The judiciary has refused to give political judgements that are not in tandem with the wish of the majority of the people, and the mood of the nation.
The judiciary has also nullified the election in various Houses of Assembly, and the elections of some members of National Assembly and so on. Albeit, the point should be some of the judgements of the tribunals have become very controversial like that of Delta State which is a clear-cut case of wrongful exclusion, but the tribunal went on to struck out the case of the petitioner for no cogent and legally verifiable reason, also in the case of Ogun State, the Election Petition Tribunal in Ogun State struck out the petition of Senator Ibikunle Amosun, the candidate of ANPP, because they said, he did not indicate his party, age, educational qualification and nationality in the petition.
This judgement came as a rude shock to millions of Nigerians. It is a judgement that shook the confidence of people in the judiciary.
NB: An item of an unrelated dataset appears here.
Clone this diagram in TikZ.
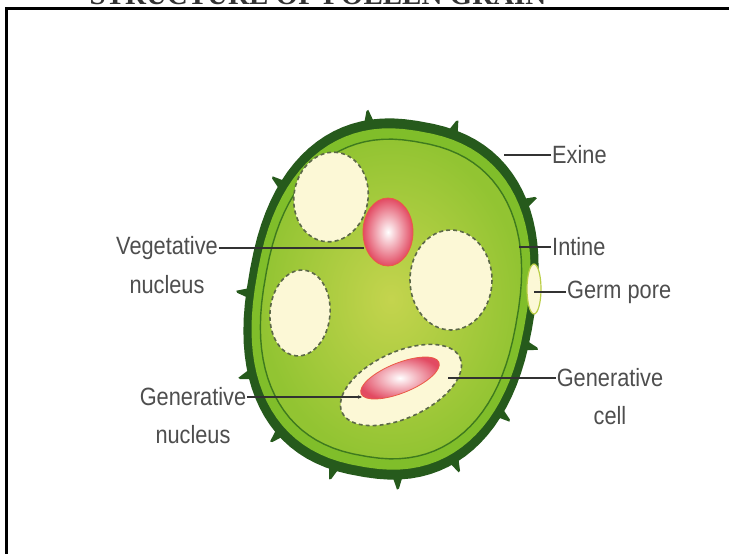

It is unfortunate that such a judgement came up at a time that the judiciary is giving a good account of itself in other parts of the country. So, what influenced the tribunal to hastily dismiss virtually all ANPP cases before it, without looking into the merits?
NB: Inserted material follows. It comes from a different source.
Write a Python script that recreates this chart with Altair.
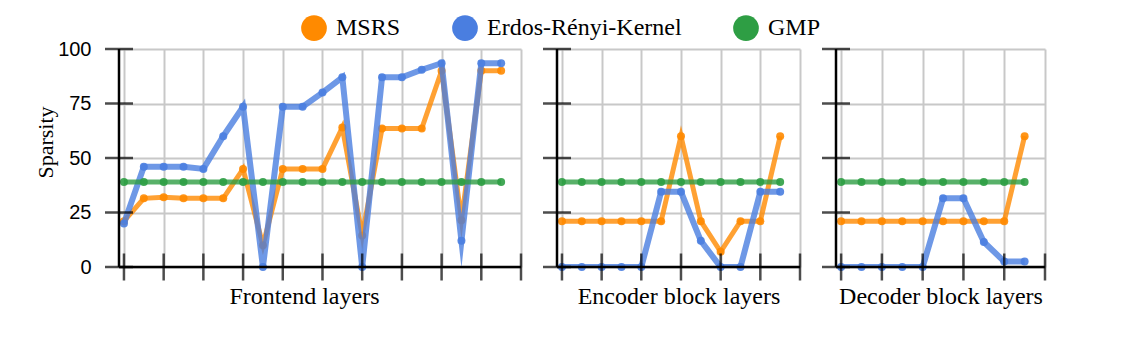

Could it be said Amosun got justice from the Ogun state election petition tribunal? And there are so many authorities from the Supreme Court rulings that point to the fact that, the days of justice by technicality which is as bad as injustice are over. Justice by technicality has long died in Nigeria for good and has since been buried.
The trend these days is to strive to do substantial justice on the merit of each case. The situation in the Adamawa State election tribunal is as very dicey as ruling on petitions before it, has been shifted sine-die.
It is therefore very important that the National Judicial Council should look into all these cases with a few of dealing decisively with erring judges. The judiciary remains the last bastion of hope for the masses. The council should continue to encourage judges to give bold and landmark judgements, and put in place mechanism that will strengthen the judiciary as an essential institution of democracy, while throwing out and extricating the bad eggs from the system.
The whole world is looking at Nigeria’s democracy and they cannot afford to fail.